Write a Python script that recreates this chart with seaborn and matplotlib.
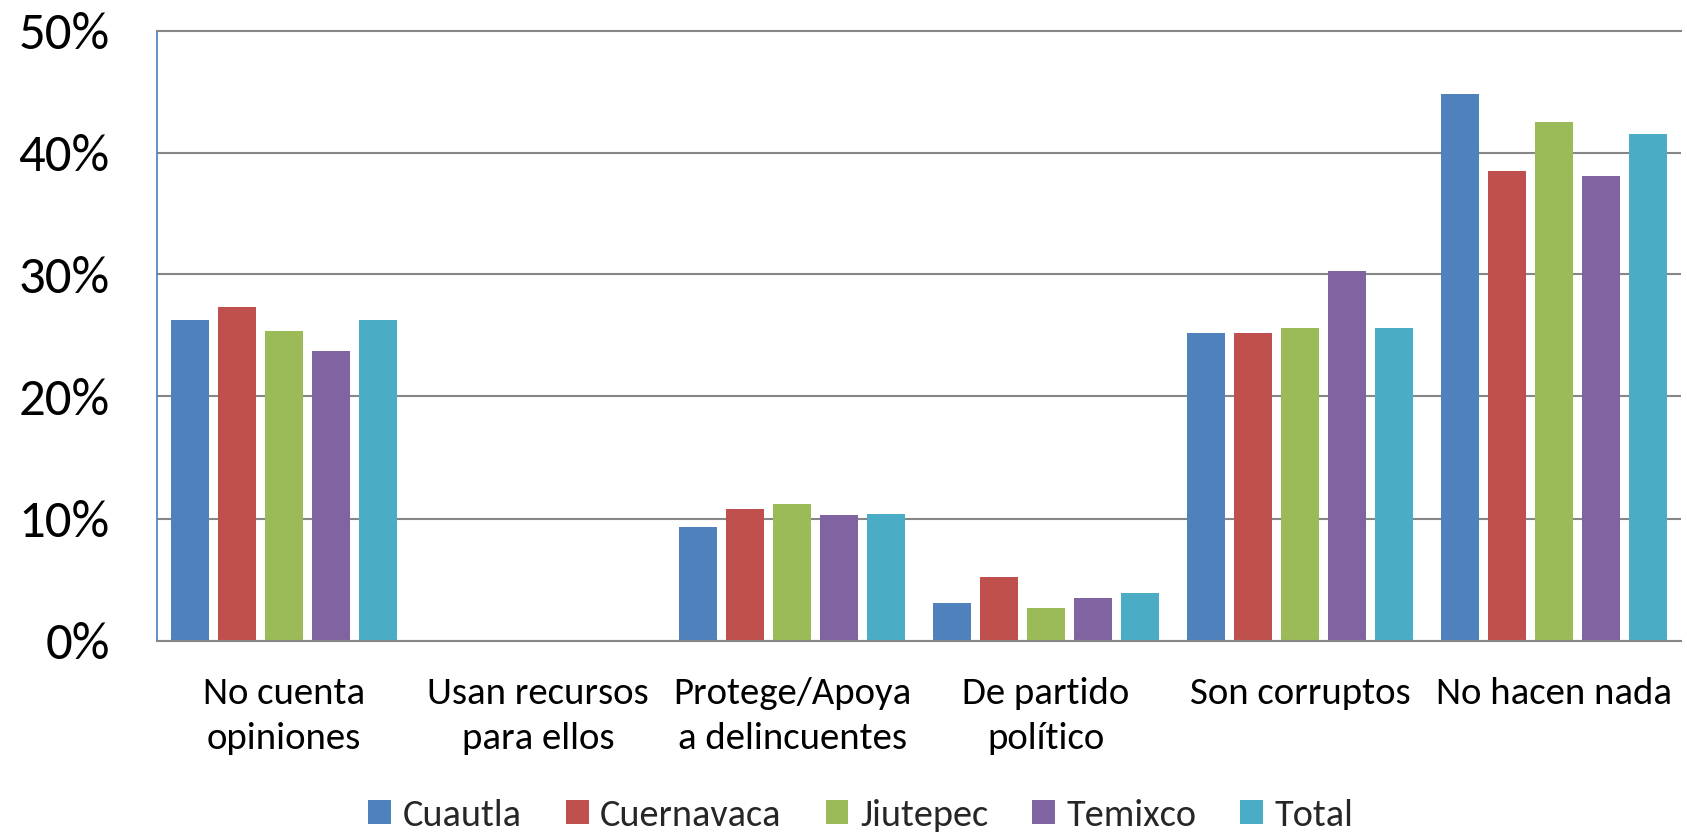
import matplotlib
matplotlib.use("Agg")
import matplotlib.pyplot as plt
import seaborn as sns
import pandas as pd
from matplotlib.ticker import PercentFormatter, MultipleLocator

categories = ["No cuenta\nopiniones", "Usan recursos\npara ellos", "Protege/Apoya\na delincuentes",
              "De partido\npolítico", "Son corruptos", "No hacen nada"]
series_names = ["Cuautla", "Cuernavaca", "Jiutepec", "Temixco", "Total"]
cuautla = [26.3, 0.0, 9.3, 3.1, 25.2, 44.8]
cuernavaca = [27.3, 0.0, 10.8, 5.2, 25.2, 38.5]
jiutepec = [25.4, 0.0, 11.2, 2.7, 25.6, 42.5]
temixco = [23.7, 0.0, 10.3, 3.5, 30.3, 38.1]
total = [26.3, 0.0, 10.4, 3.9, 25.6, 41.5]
colors = ["#4F81BD", "#C0504D", "#9BBB59", "#8064A2", "#4BACC6"]

values = [cuautla, cuernavaca, jiutepec, temixco, total]
rows = []
for name, vals in zip(series_names, values):
    for cat, v in zip(categories, vals):
        rows.append({"cat": cat, "serie": name, "val": v / 100.0})
df = pd.DataFrame(rows)

sns.set_theme(style="white")
plt.rcParams["font.family"] = ["Carlito", "Lato", "DejaVu Sans"]

fig = plt.figure(figsize=(16.87, 8.32), dpi=100)
ax = fig.add_axes([157 / 1687, 1 - 640.5 / 832, (1681 - 157) / 1687, (640.5 - 30.5) / 832])

sns.barplot(data=df, x="cat", y="val", hue="serie", order=categories, hue_order=series_names,
            palette=colors, saturation=1, width=0.925, gap=0.2, linewidth=0, errorbar=None, ax=ax)

ax.set_ylim(0, 0.5)
ax.set_xlim(-0.5, len(categories) - 0.5)
ax.yaxis.set_major_locator(MultipleLocator(0.1))
ax.yaxis.set_major_formatter(PercentFormatter(1.0, decimals=0))
ax.grid(axis="y", color="#868686", linewidth=1.5)
ax.set_axisbelow(True)
ax.spines["right"].set_visible(False)
ax.spines["top"].set_color("#868686")
ax.spines["top"].set_linewidth(1.5)
ax.spines["left"].set_color("#4A7EBB")
ax.spines["left"].set_linewidth(1.2)
ax.spines["bottom"].set_color("#868686")
ax.spines["bottom"].set_linewidth(1.5)
ax.tick_params(axis="y", length=0, pad=34, labelsize=38, labelcolor="black")
ax.tick_params(axis="x", length=0, pad=26, labelsize=28, labelcolor="black")
ax.set_xticks(range(len(categories)))
ax.set_xticklabels(categories, linespacing=1.45)
ax.set_xlabel("")
ax.set_ylabel("")

handles, labels = ax.get_legend_handles_labels()
ax.legend(handles, labels, loc="center", bbox_to_anchor=(861 / 1687, 17 / 832),
          bbox_transform=fig.transFigure, ncol=5, frameon=False, fontsize=27.5,
          handlelength=0.6, handleheight=0.6, handletextpad=0.3, columnspacing=1.15)

fig.savefig("out.png", dpi=100)
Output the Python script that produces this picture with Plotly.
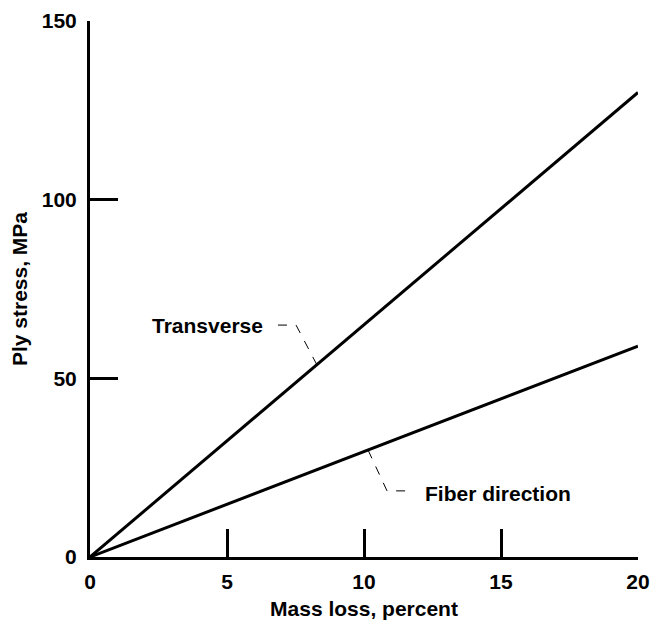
import plotly.graph_objects as go

# Data
mass_loss = [0, 20]
transverse = [0, 130]
fiber_direction = [0, 59]
x_ticks = [0, 5, 10, 15, 20]
y_ticks = [0, 50, 100, 150]

FONT = dict(family="Liberation Sans, Arial, Helvetica, sans-serif", size=21, color="black", weight="bold")

fig = go.Figure()
fig.add_trace(go.Scatter(x=mass_loss, y=transverse, mode="lines",
                         line=dict(color="black", width=3), name="Transverse", showlegend=False))
fig.add_trace(go.Scatter(x=mass_loss, y=fiber_direction, mode="lines",
                         line=dict(color="black", width=3), name="Fiber direction", showlegend=False))

# leader lines
fig.add_shape(type="path", path="M 6.86 64.9 L 7.52 64.9 L 8.28 53.8", xref="x", yref="y",
              line=dict(color="black", width=1, dash="dash"))
fig.add_shape(type="path", path="M 10.15 29.9 L 10.84 18.5 L 11.5 18.5", xref="x", yref="y",
              line=dict(color="black", width=1, dash="dash"))

fig.add_annotation(x=6.39, y=64.9, text="Transverse", showarrow=False, xanchor="right",
                   yanchor="middle", font=FONT)
fig.add_annotation(x=12.15, y=17.8, text="Fiber direction", showarrow=False, xanchor="left",
                   yanchor="middle", font=FONT)

axis_common = dict(showline=True, linewidth=3, linecolor="black", ticks="inside",
                   ticklen=28, tickwidth=2.5, tickcolor="black", showgrid=False,
                   zeroline=False, tickfont=FONT, automargin=False,
                   ticklabeloverflow="allow")

fig.update_layout(
    width=650, height=618,
    margin=dict(l=82, r=20, t=13, b=69),
    paper_bgcolor="white", plot_bgcolor="white",
    xaxis=dict(range=[0, 20], tickvals=x_ticks, ticktext=[str(v) for v in x_ticks],
               ticklabelstandoff=4,
               title=dict(text="Mass loss, percent", font=FONT, standoff=10), **axis_common),
    yaxis=dict(range=[0, 150], tickvals=y_ticks, ticktext=[str(v) for v in y_ticks],
               ticklabelstandoff=6,
               title=dict(text="Ply stress, MPa", font=FONT, standoff=15), **axis_common),
)

fig.write_html("out.html")
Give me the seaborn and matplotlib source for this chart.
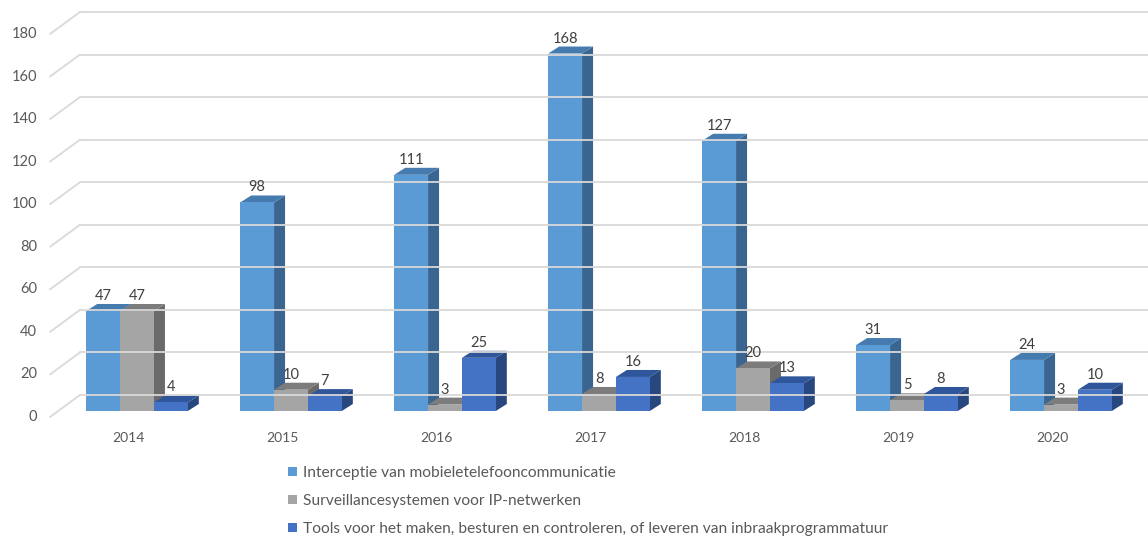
import numpy as np
import pandas as pd
import matplotlib
matplotlib.use("Agg")
import matplotlib.pyplot as plt
import seaborn as sns
from matplotlib.patches import Polygon, Patch
from matplotlib.lines import Line2D
from matplotlib.transforms import IdentityTransform

# ---------------- data ----------------
years = ["2014", "2015", "2016", "2017", "2018", "2019", "2020"]
series = [
    "Interceptie van mobieletelefooncommunicatie",
    "Surveillancesystemen voor IP-netwerken",
    "Tools voor het maken, besturen en controleren, of leveren van inbraakprogrammatuur",
]
interceptie = [47, 98, 111, 168, 127, 31, 24]
surveillance = [47, 10, 3, 8, 20, 5, 3]
tools = [4, 7, 25, 16, 13, 8, 10]
y_ticks = [0, 20, 40, 60, 80, 100, 120, 140, 160, 180]

front_colors = ["#5B9BD5", "#A5A5A5", "#4472C4"]
top_colors = ["#467BB0", "#7C7C7C", "#2F559A"]
side_colors = ["#3A6590", "#6A6A6A", "#29477F"]
text_color = "#595959"

df = pd.DataFrame({
    "year": np.repeat(years, 3),
    "series": series * len(years),
    "value": [v for trio in zip(interceptie, surveillance, tools) for v in trio],
})

sns.set_theme(style="white")
plt.rcParams["font.family"] = ["Lato", "DejaVu Sans"]

W, H = 1148, 537
fig = plt.figure(figsize=(W / 100, H / 100), dpi=100)
ax = fig.add_axes([60 / W, 1 - 411 / H, 1078 / W, 383 / H])

sns.barplot(data=df, x="year", y="value", hue="series", hue_order=series,
            palette=front_colors, saturation=1, width=0.66, gap=0,
            legend=False, ax=ax, linewidth=0, edgecolor="none", errorbar=None)

ax.set_xlim(-0.5, len(years) - 0.5)
ax.set_ylim(0, 180)
for s in ax.spines.values():
    s.set_visible(False)
ax.set_xticks([])
ax.set_yticks([])
ax.set_xlabel("")
ax.set_ylabel("")
ax.patch.set_alpha(0)

fig.canvas.draw()
ident = IdentityTransform()


def to_px(x, y):
    return ax.transData.transform((x, y))


# depth offsets (pixels)
bar_dx, bar_dy = 11, 7          # bar depth
front_off = (-9, -6)            # label plane relative to bar plane
back_off = (21, 16)             # back wall relative to bar plane

x_left = -0.5 - 1 / 154
grid_c = "#D9D9D9"
for v in y_ticks:
    p = to_px(x_left, v)
    fx, fy = p[0] + front_off[0], p[1] + front_off[1]
    bx, by = p[0] + back_off[0], p[1] + back_off[1]
    fig.add_artist(Line2D([fx, bx], [fy, by], transform=ident, color=grid_c, lw=1.3, zorder=0.5))
    fig.add_artist(Line2D([bx, W], [by, by], transform=ident, color=grid_c, lw=1.3, zorder=0.5))
    fig.text(fx - 13, fy, str(v), transform=ident, ha="right", va="center",
             fontsize=10.5, color=text_color)

for i, yr in enumerate(years):
    p = to_px(i, 0)
    fig.text(p[0] - 9, p[1] - 27, yr, transform=ident, ha="center",
             va="center", fontsize=10, color=text_color)

# 3D faces
for h, cont in enumerate(ax.containers):
    for c, rect in enumerate(cont):
        x0, w, hh = rect.get_x(), rect.get_width(), rect.get_height()
        zb = 3 + c * 0.5 + h * 0.1
        rect.set_zorder(zb + 0.05)
        rect.set_edgecolor("none")
        br = to_px(x0 + w, 0)
        tl = to_px(x0, hh)
        tr = to_px(x0 + w, hh)
        top = Polygon([tl, tr, (tr[0] + bar_dx, tr[1] + bar_dy), (tl[0] + bar_dx, tl[1] + bar_dy)],
                      closed=True, transform=ident, facecolor=top_colors[h], edgecolor="none")
        side = Polygon([br, (br[0] + bar_dx, br[1] + bar_dy), (tr[0] + bar_dx, tr[1] + bar_dy), tr],
                       closed=True, transform=ident, facecolor=side_colors[h], edgecolor="none")
        for poly in (side, top):
            poly.set_zorder(zb)
            ax.add_artist(poly)
        fig.text((tl[0] + tr[0]) / 2, tl[1] + 11, f"{int(hh)}", transform=ident,
                 ha="center", va="baseline", fontsize=10.5, color="#404040", zorder=10)

handles = [Patch(facecolor=c, edgecolor="none") for c in front_colors]
fig.legend(handles, series, loc="upper left", bbox_to_anchor=(288 / W, 1 - 466 / H),
           frameon=False, fontsize=11.2, labelspacing=0.9, handlelength=0.55,
           handleheight=0.55, handletextpad=0.4, borderaxespad=0, borderpad=0,
           labelcolor=text_color)

fig.savefig("out.png", dpi=100)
::::
Repeat, with no pictures, each line from the beginning of the data through the line containing "from matplotlib.ticker import", inclusive.

Write a Python script that recreates this chart with seaborn and matplotlib.
import matplotlib
matplotlib.use("Agg")
import matplotlib.pyplot as plt
import seaborn as sns
import pandas as pd
from matplotlib.ticker import PercentFormatter, MultipleLocator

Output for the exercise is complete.